Nach dem kompletten Ausfall im vergangenen Jahr feiert die brasilianische Metropole Rio de Janeiro in diesen Tagen einen ungewöhnlichen Karneval.
Die Stadtverwaltung hatte wegen der Corona-Pandemie den Straßenkarneval erneut abgesagt und die berühmten Umzüge im Sambodrom auf April verschoben. Aber der Verband der Sambaschulen von Rio de Janeiro (Liesa) lud dennoch zur (inoffiziellen) Eröffnung des Karnevals mit Mini-Umzügen der zwölf besten Sambaschulen in der »Cidade do Samba«.
Veranstaltungen in geschlossenen Räumen sind von der Stadtverwaltung erlaubt mit dem Argument, Einlasskontrollen und Checks von Impfnachweisen seien dort leichter möglich als auf der Straße. In Brasilien sind mehr als 70 Prozent der Bevölkerung komplett geimpft, ein Impfnachweis wird vielerorts für den Besuch von öffentlichen Einrichtungen fast selbstverständlich verlangt.
»Im vergangenen Jahr gab's noch nicht mal Impfstoff, es war zum Heulen. Jetzt bin ich dreimal geimpft und kann mich ein bisschen amüsieren«, sagte der Karnevalsfan José Flávio Pereira Guerra Júnior.
Blocos ziehen trotz Verbot durch die Straßen
So stehen an den Karnevalstagen in Rio verschiedene Feste auf dem Programm, bei denen die Sambaschulen einladen oder sogenannte Blocos - Sambagruppen, die sonst durch die Straßen ziehen oder auf Plätzen musizieren - in Hotels, Clubs und an anderen Orten auftreten. Ein Treffen von zahlreichen Blocos in einem bekannten Kulturzentrum am Samstag genehmigte die Stadt jedoch kurzfristig nicht.

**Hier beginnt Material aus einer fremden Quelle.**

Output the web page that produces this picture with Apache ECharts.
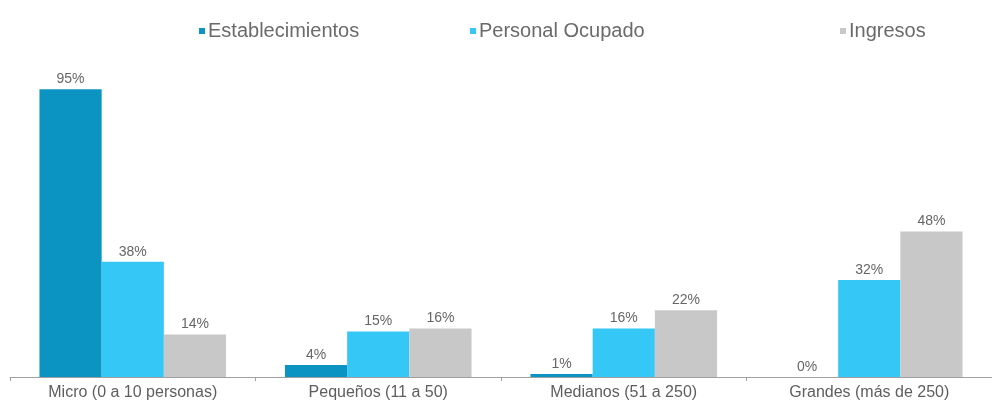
<!DOCTYPE html>
<html><head><meta charset="utf-8">
<script src="https://cdn.jsdelivr.net/npm/echarts@6/dist/echarts.min.js"></script>
<style>html,body{margin:0;padding:0;background:#fff}#c{width:992px;height:404px}</style>
</head><body><div id="c"></div>
<script>
const categories = ['Micro (0 a 10 personas)', 'Pequeños (11 a 50)', 'Medianos (51 a 250)', 'Grandes (más de 250)'];
const seriesNames = ['Establecimientos', 'Personal Ocupado', 'Ingresos'];
const establecimientos = [95, 4, 1, 0];
const personalOcupado = [38, 15, 16, 32];
const ingresos = [14, 16, 22, 48];
const colors = ['#0b94c1', '#35c7f6', '#c9c8c9'];
const values = [establecimientos, personalOcupado, ingresos];
const legendLefts = [199, 470, 840];

const font = 'Liberation Sans, Arial';
const chart = echarts.init(document.getElementById('c'));
chart.setOption({
  animation: false,
  legend: seriesNames.map((n, i) => ({
    top: 21, left: legendLefts[i], padding: 0,
    itemWidth: 6, itemHeight: 6, icon: 'rect', itemGap: 0,
    textStyle: { fontFamily: font, fontSize: 20, color: '#6a6a6a', padding: [0, 0, 0, -2] },
    data: [n]
  })),
  grid: { left: 10, top: 74, width: 990, height: 303 },
  xAxis: {
    type: 'category', data: categories,
    axisLine: { lineStyle: { color: '#a0a0a0', width: 1 } },
    axisTick: { show: true, length: 4, lineStyle: { color: '#a0a0a0' } },
    axisLabel: { fontFamily: font, fontSize: 16, color: '#5e5e5e', margin: 8 }
  },
  yAxis: { type: 'value', min: 0, max: 100, show: false, splitLine: { show: false } },
  series: seriesNames.map((n, i) => ({
    name: n, type: 'bar', data: values[i],
    barGap: '0%', barCategoryGap: '24%',
    itemStyle: { color: colors[i] },
    label: { show: true, position: 'top', formatter: '{c}%', distance: 3,
      fontFamily: font, fontSize: 14, color: '#666' }
  }))
});
</script></body></html>
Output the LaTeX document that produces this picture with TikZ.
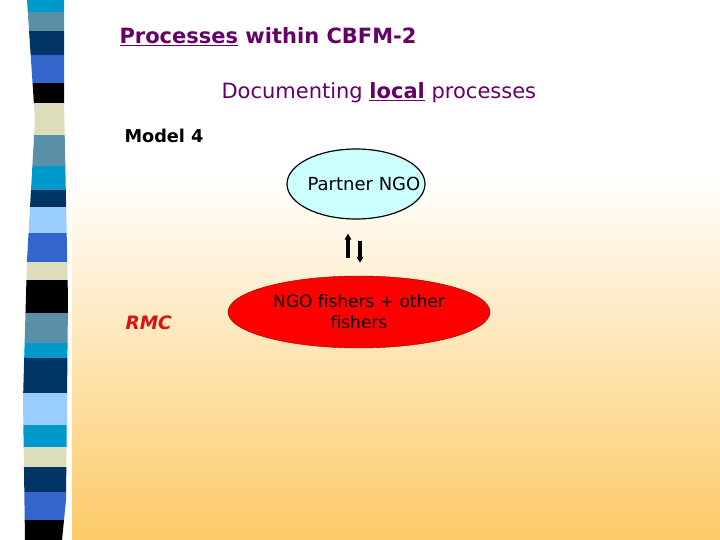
\documentclass[tikz,border=0pt]{standalone}
\usepackage{fontspec}
\setmainfont[Ligatures=NoCommon]{DejaVu Sans}
\usetikzlibrary{arrows.meta, positioning, shapes.geometric, calc}

\definecolor{slidepurple}{RGB}{102,0,102}
\definecolor{peach}{RGB}{253,202,102}
\definecolor{ngoblue}{RGB}{204,255,255}
\definecolor{rmcred}{RGB}{221,17,17}
\definecolor{stcyan}{RGB}{0,153,204}
\definecolor{ststeel}{RGB}{90,143,168}
\definecolor{stnavy}{RGB}{0,51,102}
\definecolor{stroyal}{RGB}{51,102,204}
\definecolor{stbeige}{RGB}{221,221,187}
\definecolor{stlight}{RGB}{153,204,255}

\tikzset{
  bubble/.style={ellipse, draw, inner sep=0pt, align=center},
  flow/.style={-{Triangle[width=6.5pt,length=6pt]}, line width=3.2pt},
  heading/.style={anchor=base west, text=slidepurple},
}

\begin{document}
\begin{tikzpicture}[x=1pt, y=-1pt]
  \useasboundingbox (0,0) rectangle (720,540);
  % background
  \fill[white] (0,0) rectangle (720,540);
  \shade[top color=white, bottom color=peach] (72,175) rectangle (720,540);

  % striped band on the left
  \begin{scope}
    \clip (27,0) -- (35,120) -- (27,260) -- (23,400) -- (25,540)
      -- (62,540) -- (66,500) -- (68,300) -- (64,100) -- (64,0) -- cycle;
    \foreach \ya/\yb/\c in {0/12/stcyan, 12/31/ststeel, 31/55/stnavy,
        55/83/stroyal, 83/103/black, 103/135/stbeige, 135/166/ststeel,
        166/190/stcyan, 190/207/stnavy, 207/233/stlight, 233/262/stroyal,
        262/280/stbeige, 280/313/black, 313/343/ststeel, 343/358/stcyan,
        358/393/stnavy, 393/425/stlight, 425/447/stcyan, 447/467/stbeige,
        467/492/stnavy, 492/520/stroyal, 520/540/black}
      \fill[\c] (0,\ya) rectangle (80,\yb);
  \end{scope}

  % titles
  \node[heading, font=\fontsize{21}{25}\selectfont\bfseries] (title) at (116,44)
    {\underline{Processes} within CBFM-2};
  \node[heading, font=\fontsize{21}{25}\selectfont] (sub) at (218,99)
    {Documenting \textbf{\underline{local}} processes};
  \node[anchor=base west, font=\fontsize{17.7}{21}\selectfont\bfseries] (model) at (121,143)
    {Model 4};
  \node[anchor=base west, text=rmcred, font=\fontsize{18.5}{22}\selectfont\bfseries\itshape] (rmc) at (122,329)
    {RMC};

  % model 4
  \node[bubble, fill=ngoblue, line width=1.2pt, minimum width=138pt, minimum height=70pt,
    font=\fontsize{18}{21}\selectfont] (ngo) at (356,184)
    {\makebox[0pt][c]{\hspace*{16pt}Partner NGO}};
  \node[bubble, fill=red, draw={rgb,255:red,150;green,0;blue,0}, minimum width=262pt,
    minimum height=72pt, font=\fontsize{17}{21}\selectfont] (fish) at (359,312)
    {NGO fishers + other\\fishers};

  \coordinate (upx) at (348,0);
  \coordinate (downx) at (360,0);
  \draw[flow, shorten <=18pt, shorten >=14pt] (fish.north -| upx) -- (ngo.south -| upx);
  \draw[flow, shorten <=21pt, shorten >=13pt] (ngo.south -| downx) -- (fish.north -| downx);
\end{tikzpicture}
\end{document}
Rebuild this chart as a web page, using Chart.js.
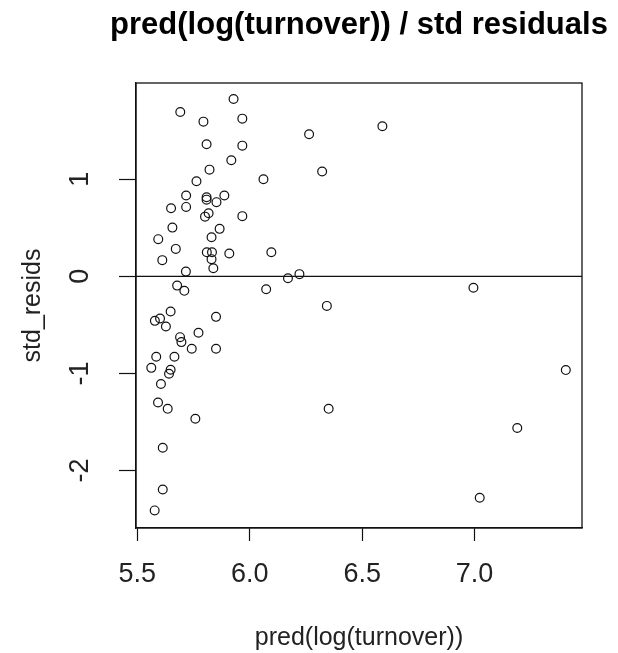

Einige Sambagruppen zogen den Regelungen zum Trotz durch die Straßen. Die fest geplanten Auftritte gegen einen Eintrittspreis widersprechen dem Geist des spontanen Festes, das der Straßenkarneval in Rio vor der Pandemie war. So waren etwa in sozialen Medien Fotos von einem Bloco am Strand von Flamengo in den frühen Morgenstunden zu sehen. Die Blocos zeichnen sich auch durch eine kreative Art aus, auf aktuelle Ereignisse zu reagieren. Ein Bloco, dessen Name auf den russischen Präsidenten Wladimir Putin anspielte, war in der Hafengegend Rios am vergangenen Wochenende gestoppt worden.
Flashmob-artige Zusammenkünfte
Einige Einwohner Rios verabredeten sich über soziale Medien und Whatsapp-Gruppen zu solchen Events, um diese wie bei einem Flashmob möglichst geheim und kurzfristig zu gestalten. Andere zogen verkleidet oder wenigstens mit Glitter auf der Suche nach der Karnevalsstimmung los - und sei es nur, um sich dann in Bars zu treffen.
»Ich weiß nicht, was ich von diesem Karneval erwarten soll«, sagte Ana Luiza Gardeazabal. »Es ist alles halb freigegeben, halb verboten. Ich habe Lust, das wiederzubeleben, was wir vergangenes Jahr verpasst haben.« Wieder andere verreisten, etwa in das Küstchenstädtchen Paraty, oder waren wegen der Erdrutsch-Tragödie in Petrópolis jüngst und dem Ukraine-Krieg, der auch in Brasilien Medien und Gespräche bestimmte, gar nicht erst in Feierlaune.